◆ Task directions: Give the data again exactly as written, skipping any pictures.
---
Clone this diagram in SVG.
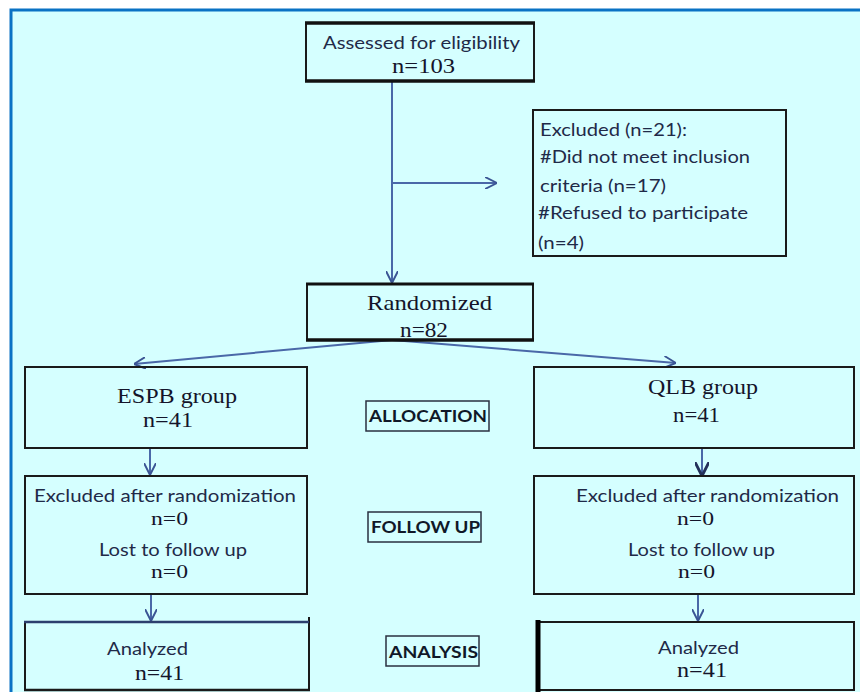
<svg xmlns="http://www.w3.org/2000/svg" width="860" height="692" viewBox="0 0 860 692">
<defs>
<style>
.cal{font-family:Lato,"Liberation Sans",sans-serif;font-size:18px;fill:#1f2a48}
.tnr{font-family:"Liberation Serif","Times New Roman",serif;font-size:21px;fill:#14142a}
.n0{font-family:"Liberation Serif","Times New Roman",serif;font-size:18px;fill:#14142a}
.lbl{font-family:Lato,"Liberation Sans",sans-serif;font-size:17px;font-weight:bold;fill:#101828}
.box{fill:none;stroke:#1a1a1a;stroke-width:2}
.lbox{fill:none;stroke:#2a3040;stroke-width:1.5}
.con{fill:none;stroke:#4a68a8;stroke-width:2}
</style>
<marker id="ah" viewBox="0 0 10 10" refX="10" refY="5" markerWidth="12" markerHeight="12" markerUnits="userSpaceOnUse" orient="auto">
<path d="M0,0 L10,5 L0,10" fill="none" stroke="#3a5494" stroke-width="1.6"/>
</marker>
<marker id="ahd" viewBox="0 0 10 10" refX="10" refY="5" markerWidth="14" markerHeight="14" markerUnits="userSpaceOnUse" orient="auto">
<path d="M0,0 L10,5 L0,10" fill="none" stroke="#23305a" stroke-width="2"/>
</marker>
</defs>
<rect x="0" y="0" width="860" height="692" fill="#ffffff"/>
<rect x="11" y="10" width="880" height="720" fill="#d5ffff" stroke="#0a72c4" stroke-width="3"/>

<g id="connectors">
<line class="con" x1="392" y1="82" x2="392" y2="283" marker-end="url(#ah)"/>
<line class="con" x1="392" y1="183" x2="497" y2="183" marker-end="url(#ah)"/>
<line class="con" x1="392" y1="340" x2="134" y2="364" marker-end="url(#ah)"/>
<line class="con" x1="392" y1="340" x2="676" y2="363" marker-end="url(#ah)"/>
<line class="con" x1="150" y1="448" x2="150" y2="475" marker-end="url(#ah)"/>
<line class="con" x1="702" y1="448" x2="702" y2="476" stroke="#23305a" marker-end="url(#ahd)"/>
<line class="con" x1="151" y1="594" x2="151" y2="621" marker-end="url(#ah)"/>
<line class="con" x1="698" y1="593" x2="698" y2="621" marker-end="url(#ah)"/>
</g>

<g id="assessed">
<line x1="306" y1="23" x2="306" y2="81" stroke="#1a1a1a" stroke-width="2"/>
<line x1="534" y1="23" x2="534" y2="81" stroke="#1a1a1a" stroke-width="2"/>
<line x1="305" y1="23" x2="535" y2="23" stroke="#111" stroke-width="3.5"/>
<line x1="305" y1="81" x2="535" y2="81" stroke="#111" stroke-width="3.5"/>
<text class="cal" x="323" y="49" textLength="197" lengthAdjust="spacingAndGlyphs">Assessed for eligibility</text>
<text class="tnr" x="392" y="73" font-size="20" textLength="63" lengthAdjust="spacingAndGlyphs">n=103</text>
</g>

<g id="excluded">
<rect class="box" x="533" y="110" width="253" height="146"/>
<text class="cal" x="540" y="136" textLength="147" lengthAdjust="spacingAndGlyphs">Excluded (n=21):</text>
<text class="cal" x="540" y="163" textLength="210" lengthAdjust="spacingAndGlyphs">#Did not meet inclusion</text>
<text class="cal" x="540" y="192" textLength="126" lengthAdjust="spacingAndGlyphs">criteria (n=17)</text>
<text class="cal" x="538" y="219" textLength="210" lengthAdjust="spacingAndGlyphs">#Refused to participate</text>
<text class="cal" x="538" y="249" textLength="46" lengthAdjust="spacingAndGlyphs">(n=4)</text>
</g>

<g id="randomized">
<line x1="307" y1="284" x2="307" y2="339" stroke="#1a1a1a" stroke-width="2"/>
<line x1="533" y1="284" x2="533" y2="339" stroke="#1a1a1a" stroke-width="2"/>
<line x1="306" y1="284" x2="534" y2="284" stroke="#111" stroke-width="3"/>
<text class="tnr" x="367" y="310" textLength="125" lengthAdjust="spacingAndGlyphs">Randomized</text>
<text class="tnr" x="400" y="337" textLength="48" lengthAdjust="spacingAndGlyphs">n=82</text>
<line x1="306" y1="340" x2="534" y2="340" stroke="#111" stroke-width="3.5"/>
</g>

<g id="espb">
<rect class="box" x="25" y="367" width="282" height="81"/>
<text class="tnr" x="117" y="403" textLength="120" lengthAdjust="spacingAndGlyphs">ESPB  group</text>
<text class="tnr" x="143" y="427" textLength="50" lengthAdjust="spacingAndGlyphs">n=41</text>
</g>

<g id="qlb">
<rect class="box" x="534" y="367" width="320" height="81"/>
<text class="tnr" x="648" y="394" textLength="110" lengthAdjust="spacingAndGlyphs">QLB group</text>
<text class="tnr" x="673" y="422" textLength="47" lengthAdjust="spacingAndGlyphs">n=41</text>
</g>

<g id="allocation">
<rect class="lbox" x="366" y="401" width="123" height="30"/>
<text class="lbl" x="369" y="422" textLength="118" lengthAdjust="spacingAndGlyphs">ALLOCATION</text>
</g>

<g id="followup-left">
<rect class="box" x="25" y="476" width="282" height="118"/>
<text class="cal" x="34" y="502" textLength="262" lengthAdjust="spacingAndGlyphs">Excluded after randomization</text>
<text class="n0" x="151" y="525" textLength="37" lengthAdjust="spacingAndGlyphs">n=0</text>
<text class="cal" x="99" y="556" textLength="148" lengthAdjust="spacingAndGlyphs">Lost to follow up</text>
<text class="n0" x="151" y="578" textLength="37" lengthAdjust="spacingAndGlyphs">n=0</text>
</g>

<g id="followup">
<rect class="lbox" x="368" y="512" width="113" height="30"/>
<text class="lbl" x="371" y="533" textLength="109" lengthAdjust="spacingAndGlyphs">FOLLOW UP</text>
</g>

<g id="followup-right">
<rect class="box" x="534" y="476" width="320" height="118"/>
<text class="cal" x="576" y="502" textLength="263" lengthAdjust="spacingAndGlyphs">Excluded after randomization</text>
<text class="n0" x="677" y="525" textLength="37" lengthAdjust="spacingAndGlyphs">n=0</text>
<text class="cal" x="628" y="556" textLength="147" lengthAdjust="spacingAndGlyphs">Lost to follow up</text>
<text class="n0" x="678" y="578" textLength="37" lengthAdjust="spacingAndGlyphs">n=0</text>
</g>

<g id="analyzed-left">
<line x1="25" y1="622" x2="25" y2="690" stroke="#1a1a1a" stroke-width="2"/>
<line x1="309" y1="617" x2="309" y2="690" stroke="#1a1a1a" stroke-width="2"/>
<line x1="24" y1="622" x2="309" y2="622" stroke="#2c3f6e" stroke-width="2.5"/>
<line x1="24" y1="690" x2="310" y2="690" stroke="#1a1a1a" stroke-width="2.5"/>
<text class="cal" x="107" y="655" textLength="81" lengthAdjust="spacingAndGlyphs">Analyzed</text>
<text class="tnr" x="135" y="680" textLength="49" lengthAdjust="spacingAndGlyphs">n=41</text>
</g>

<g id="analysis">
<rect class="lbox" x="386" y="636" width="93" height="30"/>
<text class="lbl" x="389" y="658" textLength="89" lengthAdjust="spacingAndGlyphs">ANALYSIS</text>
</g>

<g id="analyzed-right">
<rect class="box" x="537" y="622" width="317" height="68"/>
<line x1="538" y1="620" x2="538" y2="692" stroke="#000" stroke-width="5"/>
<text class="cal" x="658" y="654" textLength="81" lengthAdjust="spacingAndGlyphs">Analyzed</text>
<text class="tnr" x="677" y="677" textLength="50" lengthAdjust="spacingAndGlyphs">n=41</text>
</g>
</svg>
---
◆ Solution for this problem:
Clone this diagram in SVG.
<svg xmlns="http://www.w3.org/2000/svg" width="860" height="692" viewBox="0 0 860 692">
<defs>
<style>
.cal{font-family:Lato,"Liberation Sans",sans-serif;font-size:18px;fill:#1f2a48}
.tnr{font-family:"Liberation Serif","Times New Roman",serif;font-size:21px;fill:#14142a}
.n0{font-family:"Liberation Serif","Times New Roman",serif;font-size:18px;fill:#14142a}
.lbl{font-family:Lato,"Liberation Sans",sans-serif;font-size:17px;font-weight:bold;fill:#101828}
.box{fill:none;stroke:#1a1a1a;stroke-width:2}
.lbox{fill:none;stroke:#2a3040;stroke-width:1.5}
.con{fill:none;stroke:#4a68a8;stroke-width:2}
</style>
<marker id="ah" viewBox="0 0 10 10" refX="10" refY="5" markerWidth="12" markerHeight="12" markerUnits="userSpaceOnUse" orient="auto">
<path d="M0,0 L10,5 L0,10" fill="none" stroke="#3a5494" stroke-width="1.6"/>
</marker>
<marker id="ahd" viewBox="0 0 10 10" refX="10" refY="5" markerWidth="14" markerHeight="14" markerUnits="userSpaceOnUse" orient="auto">
<path d="M0,0 L10,5 L0,10" fill="none" stroke="#23305a" stroke-width="2"/>
</marker>
</defs>
<rect x="0" y="0" width="860" height="692" fill="#ffffff"/>
<rect x="11" y="10" width="880" height="720" fill="#d5ffff" stroke="#0a72c4" stroke-width="3"/>

<g id="connectors">
<line class="con" x1="392" y1="82" x2="392" y2="283" marker-end="url(#ah)"/>
<line class="con" x1="392" y1="183" x2="497" y2="183" marker-end="url(#ah)"/>
<line class="con" x1="392" y1="340" x2="134" y2="364" marker-end="url(#ah)"/>
<line class="con" x1="392" y1="340" x2="676" y2="363" marker-end="url(#ah)"/>
<line class="con" x1="150" y1="448" x2="150" y2="475" marker-end="url(#ah)"/>
<line class="con" x1="702" y1="448" x2="702" y2="476" stroke="#23305a" marker-end="url(#ahd)"/>
<line class="con" x1="151" y1="594" x2="151" y2="621" marker-end="url(#ah)"/>
<line class="con" x1="698" y1="593" x2="698" y2="621" marker-end="url(#ah)"/>
</g>

<g id="assessed">
<line x1="306" y1="23" x2="306" y2="81" stroke="#1a1a1a" stroke-width="2"/>
<line x1="534" y1="23" x2="534" y2="81" stroke="#1a1a1a" stroke-width="2"/>
<line x1="305" y1="23" x2="535" y2="23" stroke="#111" stroke-width="3.5"/>
<line x1="305" y1="81" x2="535" y2="81" stroke="#111" stroke-width="3.5"/>
<text class="cal" x="323" y="49" textLength="197" lengthAdjust="spacingAndGlyphs">Assessed for eligibility</text>
<text class="tnr" x="392" y="73" font-size="20" textLength="63" lengthAdjust="spacingAndGlyphs">n=103</text>
</g>

<g id="excluded">
<rect class="box" x="533" y="110" width="253" height="146"/>
<text class="cal" x="540" y="136" textLength="147" lengthAdjust="spacingAndGlyphs">Excluded (n=21):</text>
<text class="cal" x="540" y="163" textLength="210" lengthAdjust="spacingAndGlyphs">#Did not meet inclusion</text>
<text class="cal" x="540" y="192" textLength="126" lengthAdjust="spacingAndGlyphs">criteria (n=17)</text>
<text class="cal" x="538" y="219" textLength="210" lengthAdjust="spacingAndGlyphs">#Refused to participate</text>
<text class="cal" x="538" y="249" textLength="46" lengthAdjust="spacingAndGlyphs">(n=4)</text>
</g>

<g id="randomized">
<line x1="307" y1="284" x2="307" y2="339" stroke="#1a1a1a" stroke-width="2"/>
<line x1="533" y1="284" x2="533" y2="339" stroke="#1a1a1a" stroke-width="2"/>
<line x1="306" y1="284" x2="534" y2="284" stroke="#111" stroke-width="3"/>
<text class="tnr" x="367" y="310" textLength="125" lengthAdjust="spacingAndGlyphs">Randomized</text>
<text class="tnr" x="400" y="337" textLength="48" lengthAdjust="spacingAndGlyphs">n=82</text>
<line x1="306" y1="340" x2="534" y2="340" stroke="#111" stroke-width="3.5"/>
</g>

<g id="espb">
<rect class="box" x="25" y="367" width="282" height="81"/>
<text class="tnr" x="117" y="403" textLength="120" lengthAdjust="spacingAndGlyphs">ESPB  group</text>
<text class="tnr" x="143" y="427" textLength="50" lengthAdjust="spacingAndGlyphs">n=41</text>
</g>

<g id="qlb">
<rect class="box" x="534" y="367" width="320" height="81"/>
<text class="tnr" x="648" y="394" textLength="110" lengthAdjust="spacingAndGlyphs">QLB group</text>
<text class="tnr" x="673" y="422" textLength="47" lengthAdjust="spacingAndGlyphs">n=41</text>
</g>

<g id="allocation">
<rect class="lbox" x="366" y="401" width="123" height="30"/>
<text class="lbl" x="369" y="422" textLength="118" lengthAdjust="spacingAndGlyphs">ALLOCATION</text>
</g>

<g id="followup-left">
<rect class="box" x="25" y="476" width="282" height="118"/>
<text class="cal" x="34" y="502" textLength="262" lengthAdjust="spacingAndGlyphs">Excluded after randomization</text>
<text class="n0" x="151" y="525" textLength="37" lengthAdjust="spacingAndGlyphs">n=0</text>
<text class="cal" x="99" y="556" textLength="148" lengthAdjust="spacingAndGlyphs">Lost to follow up</text>
<text class="n0" x="151" y="578" textLength="37" lengthAdjust="spacingAndGlyphs">n=0</text>
</g>

<g id="followup">
<rect class="lbox" x="368" y="512" width="113" height="30"/>
<text class="lbl" x="371" y="533" textLength="109" lengthAdjust="spacingAndGlyphs">FOLLOW UP</text>
</g>

<g id="followup-right">
<rect class="box" x="534" y="476" width="320" height="118"/>
<text class="cal" x="576" y="502" textLength="263" lengthAdjust="spacingAndGlyphs">Excluded after randomization</text>
<text class="n0" x="677" y="525" textLength="37" lengthAdjust="spacingAndGlyphs">n=0</text>
<text class="cal" x="628" y="556" textLength="147" lengthAdjust="spacingAndGlyphs">Lost to follow up</text>
<text class="n0" x="678" y="578" textLength="37" lengthAdjust="spacingAndGlyphs">n=0</text>
</g>

<g id="analyzed-left">
<line x1="25" y1="622" x2="25" y2="690" stroke="#1a1a1a" stroke-width="2"/>
<line x1="309" y1="617" x2="309" y2="690" stroke="#1a1a1a" stroke-width="2"/>
<line x1="24" y1="622" x2="309" y2="622" stroke="#2c3f6e" stroke-width="2.5"/>
<line x1="24" y1="690" x2="310" y2="690" stroke="#1a1a1a" stroke-width="2.5"/>
<text class="cal" x="107" y="655" textLength="81" lengthAdjust="spacingAndGlyphs">Analyzed</text>
<text class="tnr" x="135" y="680" textLength="49" lengthAdjust="spacingAndGlyphs">n=41</text>
</g>

<g id="analysis">
<rect class="lbox" x="386" y="636" width="93" height="30"/>
<text class="lbl" x="389" y="658" textLength="89" lengthAdjust="spacingAndGlyphs">ANALYSIS</text>
</g>

<g id="analyzed-right">
<rect class="box" x="537" y="622" width="317" height="68"/>
<line x1="538" y1="620" x2="538" y2="692" stroke="#000" stroke-width="5"/>
<text class="cal" x="658" y="654" textLength="81" lengthAdjust="spacingAndGlyphs">Analyzed</text>
<text class="tnr" x="677" y="677" textLength="50" lengthAdjust="spacingAndGlyphs">n=41</text>
</g>
</svg>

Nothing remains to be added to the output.